The 4 states out of the running are California, Wisconsin, Nevada and New York because they have laws that prohibit tying teacher pay to student performance. The Race to the Top money requires states to adopt national standards that:
-link teacher pay to student performance
- fire teachers regardless of tenure

So far, the unions are not dismissing the plan out of hand but they are saying that you can't tie a teacher's pay or status to one test. They would appear to be willing to work with this on some level but it has not been thought through very well yet as far as I can tell. Interestingly, I have a meeting with the union leadership on Thursday, I'll ask about it then.

Already Illinois and 6 other states have lifted restrictions on charter schools to be able to compete for the money. Here is one fear I have. Like many other things with this recent wave of government spending there is a knee jerk reaction in order to get legislation passed or to qualify for certain programs. There is a rush to get something done with little thought about the long term impact of the changes or the cost. Are the legislatures of the various states really thinking through the long term ramifications of the quick changes they are making without any guarantee that they will get any of the money from Obama's race?

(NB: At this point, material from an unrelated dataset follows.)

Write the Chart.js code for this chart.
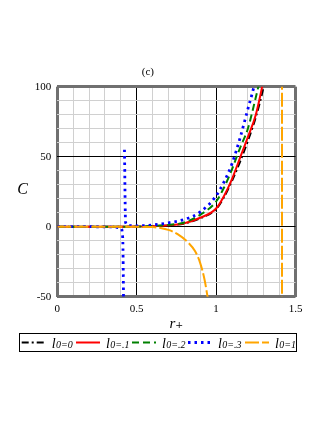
<!DOCTYPE html>
<html lang="en">
<head>
    <meta charset="UTF-8">
    <title>Heat capacity C vs r+</title>
    <style>
        body { margin: 0; background: #fff; }
        .wrap { position: relative; width: 327px; height: 423px; }
    </style>
</head>
<body>
    <div class="wrap"><canvas id="chart"></canvas></div>

    <script src="https://cdn.jsdelivr.net/npm/chart.js"></script>
    <script>
        // values (r+ , C) for each l0
        const rL0 = [0, 0.2, 0.4, 0.5, 0.6, 0.7, 0.8, 0.9, 1.0, 1.05, 1.1, 1.15, 1.2, 1.25, 1.3, 1.32];
        const cL0 = [0, 0, 0, 0.1, 0.3, 0.9, 2.3, 6, 12.5, 21, 32.5, 46, 61, 78, 100, 112];

        const rL1 = [0, 0.2, 0.4, 0.5, 0.6, 0.7, 0.8, 0.9, 1.0, 1.05, 1.1, 1.15, 1.2, 1.25, 1.29, 1.31];
        const cL1 = [0, 0, 0, 0.1, 0.3, 1.0, 2.5, 6.4, 13, 22, 34, 49, 64, 80, 100, 112];

        const rL2 = [0, 0.2, 0.4, 0.5, 0.6, 0.7, 0.8, 0.9, 1.0, 1.05, 1.1, 1.15, 1.2, 1.245, 1.266, 1.29];
        const cL2 = [0, 0, 0, 0.1, 0.5, 1.3, 3, 8.5, 18, 28, 41, 56, 70, 90, 100, 112];

        // l0 = .3 has a pole near r+ = 0.42 (null = break in the curve)
        const rL3 = [0, 0.2, 0.35, 0.4, 0.412, 0.418, 0.42, 0.423, 0.43, 0.45, 0.5, 0.6, 0.7, 0.8, 0.9, 1.0, 1.05, 1.1, 1.15, 1.2, 1.238, 1.26];
        const cL3 = [0, 0, -0.2, -1, -8, -60, null, 55, 3, 0.8, 0.6, 1.2, 2.8, 5.2, 10.5, 22, 32, 45, 63, 84, 100, 112];

        // l0 = 1 turns negative and has a pole at r+ ~ 1.415
        const rL4 = [0, 0.2, 0.4, 0.5, 0.6, 0.65, 0.7, 0.76, 0.825, 0.867, 0.9, 0.929, 0.946, 0.97, 1.2, 1.4149, 1.4151];
        const cL4 = [0, 0, 0, -0.1, -0.3, -0.9, -2.3, -5.5, -11.4, -17.4, -26, -38.8, -50, -65, null, -60, 110];

        const seriesLabels = ['0', '.1', '.2', '.3', '1'];
        const xLabelTicks = [0, 0.5, 1, 1.5];
        const yLabelTicks = [-50, 0, 50, 100];

        function pts(r, c) {
            return r.map((x, i) => ({ x: x, y: c[i] }));
        }

        const serif = '"Liberation Serif", "DejaVu Serif", serif';

        function isMajor(v, list) {
            return list.some(t => Math.abs(t - v) < 1e-6);
        }

        // legend + the upright "C" axis label, drawn like the original plot
        const legendX = [21.7, 76, 132, 188, 245];
        const extrasPlugin = {
            id: 'extras',
            afterDraw(chart) {
                const ctx = chart.ctx;
                ctx.save();

                ctx.fillStyle = '#000';
                ctx.font = 'italic 16px ' + serif;
                ctx.textAlign = 'center';
                ctx.textBaseline = 'middle';
                ctx.fillText('C', 22.7, 190);

                // legend box
                ctx.strokeStyle = '#000';
                ctx.lineWidth = 1;
                ctx.setLineDash([]);
                ctx.strokeRect(19.5, 333.5, 277, 18);

                const y = 342.5;
                chart.data.datasets.forEach((ds, i) => {
                    let x = legendX[i];
                    ctx.save();
                    ctx.strokeStyle = ds.borderColor;
                    ctx.lineWidth = ds.borderWidth;
                    ctx.setLineDash(ds.borderDash || []);
                    ctx.beginPath();
                    ctx.moveTo(x, y);
                    ctx.lineTo(x + 24, y);
                    ctx.stroke();
                    ctx.restore();
                    x += 30;

                    ctx.textAlign = 'left';
                    ctx.textBaseline = 'alphabetic';
                    ctx.font = 'italic 14px ' + serif;
                    ctx.fillText('l', x, y + 5);
                    x += ctx.measureText('l').width + 0.3;
                    ctx.font = 'italic 10px ' + serif;
                    ctx.fillText('0=' + seriesLabels[i], x, y + 5.5);
                });
                ctx.restore();
            }
        };

        const common = { pointRadius: 0, fill: false, clip: 0, cubicInterpolationMode: 'monotone', borderCapStyle: 'butt' };

        const chart = new Chart(document.getElementById('chart'), {
            type: 'line',
            data: {
                datasets: [
                    Object.assign({ data: pts(rL0, cL0), borderColor: '#000000', borderWidth: 1.8, borderDash: [7, 3, 2, 3], order: 5 }, common),
                    Object.assign({ data: pts(rL1, cL1), borderColor: '#ff0000', borderWidth: 2, borderDash: [], order: 4 }, common),
                    Object.assign({ data: pts(rL2, cL2), borderColor: '#008000', borderWidth: 2, borderDash: [7, 4], order: 3 }, common),
                    Object.assign({ data: pts(rL3, cL3), borderColor: '#0000ff', borderWidth: 2.8, borderDash: [2.5, 4], order: 2 }, common),
                    Object.assign({ data: pts(rL4, cL4), borderColor: '#ffa500', borderWidth: 2, borderDash: [14, 3], order: 1 }, common)
                ]
            },
            options: {
                responsive: true,
                maintainAspectRatio: false,
                animation: false,
                layout: { padding: { left: 0.3, right: 31.5, top: 0, bottom: 90.3 } },
                plugins: {
                    legend: { display: false },
                    tooltip: { enabled: false },
                    title: {
                        display: true,
                        text: '(c)',
                        color: '#000',
                        font: { family: serif, size: 11, weight: 'normal', lineHeight: 1.2 },
                        padding: { top: 66, bottom: 7.5 }
                    }
                },
                scales: {
                    x: {
                        type: 'linear',
                        min: 0,
                        max: 1.5,
                        border: { display: false },
                        afterFit: s => { s.height = 36; },
                        grid: {
                            drawTicks: false,
                            color: c => {
                                const v = c.tick.value;
                                if (Math.abs(v) < 1e-6 || Math.abs(v - 1.5) < 1e-6) return '#707070';
                                return isMajor(v, xLabelTicks) ? '#000' : '#d0d0d0';
                            },
                            lineWidth: c => {
                                const v = c.tick.value;
                                return (Math.abs(v) < 1e-6 || Math.abs(v - 1.5) < 1e-6) ? 3 : 1;
                            }
                        },
                        ticks: {
                            stepSize: 0.1,
                            maxTicksLimit: 40,
                            autoSkip: false,
                            maxRotation: 0,
                            padding: 6,
                            color: '#000',
                            font: { family: serif, size: 11 },
                            callback: v => isMajor(v, xLabelTicks) ? String(Math.round(v * 10) / 10) : ''
                        },
                        title: {
                            display: true,
                            text: 'r₊',
                            color: '#000',
                            font: { family: serif, size: 15, style: 'italic', lineHeight: 1.2 },
                            padding: { top: 0, bottom: 0 }
                        }
                    },
                    y: {
                        min: -50,
                        max: 100,
                        border: { display: false },
                        afterFit: s => { s.width = 57; },
                        grid: {
                            drawTicks: false,
                            color: c => {
                                const v = c.tick.value;
                                if (v === -50 || v === 100) return '#707070';
                                return isMajor(v, yLabelTicks) ? '#000' : '#d0d0d0';
                            },
                            lineWidth: c => (c.tick.value === -50 || c.tick.value === 100) ? 3 : 1
                        },
                        ticks: {
                            stepSize: 10,
                            maxTicksLimit: 40,
                            autoSkip: false,
                            padding: 6,
                            color: '#000',
                            font: { family: serif, size: 11 },
                            callback: v => isMajor(v, yLabelTicks) ? String(v) : ''
                        }
                    }
                }
            },
            plugins: [extrasPlugin]
        });
    </script>
</body>
</html>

The money if they get it is a one time hit. Is it really worth the changes that they are putting in place for Illinois that will be permanent and long lasting? They are changing state policy because the federal government said so not because the people of Illinois said they want that change or because there is a group of Illinois citizens that are demanding change. Don't get me wrong, I have not fully examined the issues of charter schools and I don't claim to have a deep knowledge of their value or detriment for the educational system.

If we are going to make changes it the education system in Illinois (and I do agree that changes need to be made) they need to come from the citizens of the state through meaningful dialogue. The changes need to be what is best for the children of Illinois. What they need is not necessarily the same thing that students in Alabama or New Mexico need. Education is somewhat individualized and to think that we can have a blanket fix for 50 states is unrealistic. Top down decisions in education rarely work. You need to involve the people that work with kids on a daily basis to make effective change.